For each line of the data below that holds "this", copy the line.

Plotting code records
________________
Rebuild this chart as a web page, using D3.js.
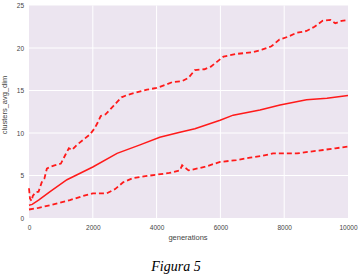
<!DOCTYPE html>
<html>
<head>
<meta charset="utf-8">
<script src="https://cdn.jsdelivr.net/npm/d3@7"></script>
<style>
  body { margin: 0; background: #fff; }
  svg { display: block; }
</style>
</head>
<body>
<svg id="chart" width="360" height="278"></svg>
<script>
// Data
const generations = [0, 30, 80, 120, 200, 300, 400, 480, 560, 650, 800, 1000, 1150, 1250, 1350, 1500, 1700, 1900, 2050, 2150, 2250, 2400, 2550, 2650, 2750, 2900, 3100, 3400, 3700, 4000, 4300, 4500, 4800, 5000, 5200, 5500, 5700, 5900, 6100, 6500, 7000, 7300, 7600, 7850, 8100, 8400, 8700, 8950, 9200, 9450, 9600, 9800, 10000];
const upperValues = [3.5, 2.3, 2.0, 2.6, 3.0, 3.1, 4.2, 4.6, 5.8, 6.0, 6.2, 6.4, 7.5, 8.2, 8.0, 8.6, 9.2, 9.8, 10.5, 11.2, 12.0, 12.2, 12.8, 13.2, 13.6, 14.2, 14.5, 14.8, 15.1, 15.3, 15.7, 16.0, 16.1, 16.5, 17.4, 17.5, 17.8, 18.4, 19.0, 19.3, 19.5, 19.8, 20.2, 21.0, 21.3, 21.8, 22.0, 22.5, 23.2, 23.3, 22.9, 23.2, 23.3];

const meanGens = [0, 100, 300, 660, 1190, 2000, 2760, 3480, 4100, 4730, 5200, 5990, 6400, 7240, 7870, 8700, 9340, 10000];
const meanValues = [1.5, 1.6, 2.1, 3.1, 4.5, 6.0, 7.6, 8.6, 9.5, 10.1, 10.5, 11.5, 12.1, 12.7, 13.3, 13.9, 14.1, 14.4];

const lowerGens = [0, 300, 660, 1280, 1700, 2000, 2440, 2700, 2950, 3260, 3600, 4000, 4400, 4730, 4800, 5000, 5500, 5990, 6500, 6930, 7300, 7650, 8000, 8400, 8800, 9220, 9600, 10000];
const lowerValues = [1.0, 1.2, 1.5, 2.1, 2.6, 2.9, 2.9, 3.4, 4.2, 4.7, 4.9, 5.1, 5.3, 5.6, 6.2, 5.6, 6.0, 6.6, 6.8, 7.1, 7.3, 7.6, 7.6, 7.6, 7.8, 8.0, 8.2, 8.4];

const xTicks = [0, 2000, 4000, 6000, 8000, 10000];
const yTicks = [0, 5, 10, 15, 20, 25];

const margin = { top: 5.5, left: 29, right: 12, bottom: 60 };
const width = 348 - margin.left;
const height = 218 - margin.top;

const svg = d3.select("#chart");
const g = svg.append("g").attr("transform", `translate(${margin.left}, ${margin.top})`);

const x = d3.scaleLinear().domain([0, 10000]).range([0, width]);
const y = d3.scaleLinear().domain([0, 25]).range([height, 0]);

// Plot background
g.append("rect")
  .attr("width", width)
  .attr("height", height)
  .attr("fill", "#ece5f0");

// Grid lines
g.selectAll(".vgrid")
  .data(xTicks.slice(1, -1))
  .enter().append("line")
  .attr("x1", d => x(d)).attr("x2", d => x(d))
  .attr("y1", 0).attr("y2", height)
  .attr("stroke", "#fff").attr("stroke-width", 1);

g.selectAll(".hgrid")
  .data(yTicks.slice(1, -1))
  .enter().append("line")
  .attr("x1", 0).attr("x2", width)
  .attr("y1", d => y(d)).attr("y2", d => y(d))
  .attr("stroke", "#fff").attr("stroke-width", 1);

// Axes (labels only)
const xAxis = g.append("g")
  .attr("transform", `translate(0, ${height})`)
  .call(d3.axisBottom(x).tickValues(xTicks).tickSize(0).tickPadding(7).tickFormat(d3.format("d")));
const yAxis = g.append("g")
  .call(d3.axisLeft(y).tickValues(yTicks).tickSize(0).tickPadding(5));
[xAxis, yAxis].forEach(a => {
  a.select(".domain").remove();
  a.selectAll("text")
    .attr("fill", "#444")
    .style("font-family", "Liberation Sans, Arial, sans-serif")
    .style("font-size", "6.5px");
});

// Lines
const line = d3.line().x(d => x(d[0])).y(d => y(d[1]));

g.append("path")
  .datum(d3.zip(generations, upperValues))
  .attr("d", line)
  .attr("fill", "none")
  .attr("stroke", "#ff1a1a")
  .attr("stroke-width", 1.8)
  .attr("stroke-dasharray", "5,3");

g.append("path")
  .datum(d3.zip(meanGens, meanValues))
  .attr("d", line)
  .attr("fill", "none")
  .attr("stroke", "#ff1a1a")
  .attr("stroke-width", 1.5);

g.append("path")
  .datum(d3.zip(lowerGens, lowerValues))
  .attr("d", line)
  .attr("fill", "none")
  .attr("stroke", "#ff1a1a")
  .attr("stroke-width", 1.8)
  .attr("stroke-dasharray", "5,3");

// Axis titles
svg.append("text")
  .attr("x", 188)
  .attr("y", 240)
  .attr("text-anchor", "middle")
  .attr("fill", "#444")
  .style("font-family", "Liberation Sans, Arial, sans-serif")
  .style("font-size", "7.5px")
  .text("generations");

svg.append("text")
  .attr("transform", "translate(7, 105) rotate(-90)")
  .attr("text-anchor", "middle")
  .attr("fill", "#444")
  .style("font-family", "Liberation Sans, Arial, sans-serif")
  .style("font-size", "7.5px")
  .text("clusters_avg_dim");

// Caption
svg.append("text")
  .attr("x", 176)
  .attr("y", 271)
  .attr("text-anchor", "middle")
  .attr("fill", "#000")
  .style("font-family", "Liberation Serif, Times New Roman, serif")
  .style("font-style", "italic")
  .style("font-size", "14px")
  .text("Figura 5");
</script>
</body>
</html>
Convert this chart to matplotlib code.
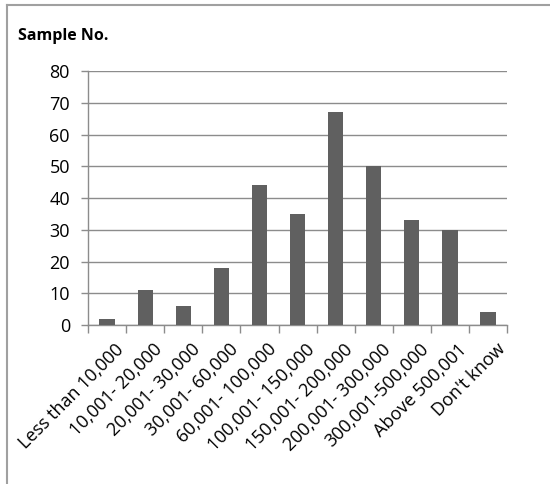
import matplotlib
matplotlib.use("Agg")
import matplotlib.pyplot as plt
from matplotlib.lines import Line2D
import matplotlib.transforms as mtransforms
import numpy as np

categories = ["Less than 10,000", "10,001- 20,000", "20,001- 30,000", "30,001- 60,000",
              "60,001- 100,000", "100,001- 150,000", "150,001- 200,000", "200,001- 300,000",
              "300,001-500,000", "Above 500,001", "Don't know"]
counts = [2, 11, 6, 18, 44, 35, 67, 50, 33, 30, 4]
y_ticks = [0, 10, 20, 30, 40, 50, 60, 70, 80]

plt.rcParams['font.family'] = ['Open Sans', 'DejaVu Sans']
grid_col = "#8c8c8c"
bar_col = "#606060"

fig = plt.figure(figsize=(5.5, 4.84), dpi=100)
ax = fig.add_axes([0.16, 0.3285, 0.762, 0.5245])

x = np.arange(len(categories))
ax.bar(x, counts, width=0.4, color=bar_col, zorder=3)

ax.set_xlim(-0.5, len(categories) - 0.5)
ax.set_ylim(0, 80)
ax.set_yticks(y_ticks)
ax.set_yticklabels([str(v) for v in y_ticks], fontsize=13)
ax.yaxis.grid(True, color=grid_col, linewidth=1.0, zorder=0)
ax.tick_params(axis='y', length=5, color=grid_col, width=1.0, pad=8)

# category separators as ticks along the bottom axis
ax.set_xticks(np.arange(len(categories) + 1) - 0.5, minor=False)
ax.set_xticklabels([])
ax.tick_params(axis='x', length=6, color=grid_col, width=1.0)
ax.set_xticks(x, minor=True)
labels = ax.set_xticklabels(categories, minor=True, rotation=45, ha='right', va='top',
                            rotation_mode='anchor', fontsize=13)
ax.tick_params(axis='x', which='minor', length=0, pad=11)
shift = mtransforms.ScaledTranslation(8 / 100, 0, fig.dpi_scale_trans)
for lab in labels:
    lab.set_transform(lab.get_transform() + shift)

for side in ['top', 'right']:
    ax.spines[side].set_visible(False)
for side in ['left', 'bottom']:
    ax.spines[side].set_color(grid_col)
    ax.spines[side].set_linewidth(1.0)

fig.text(0.033, 0.925, "Sample No.", fontsize=11.5, fontweight='bold', va='center', ha='left')

# outer chart border (top and left edges)
fig.add_artist(Line2D([6.5 / 550, 1.0], [1 - 4.5 / 484, 1 - 4.5 / 484],
                      transform=fig.transFigure, color="#a0a0a0", linewidth=1.5))
fig.add_artist(Line2D([6.5 / 550, 6.5 / 550], [0.0, 1 - 4.5 / 484],
                      transform=fig.transFigure, color="#a0a0a0", linewidth=1.5))

fig.savefig("out.png", dpi=100)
________________
> [THE ANSWER]:
Rebuild this chart as a web page, using D3.js.
Convert this chart to matplotlib code.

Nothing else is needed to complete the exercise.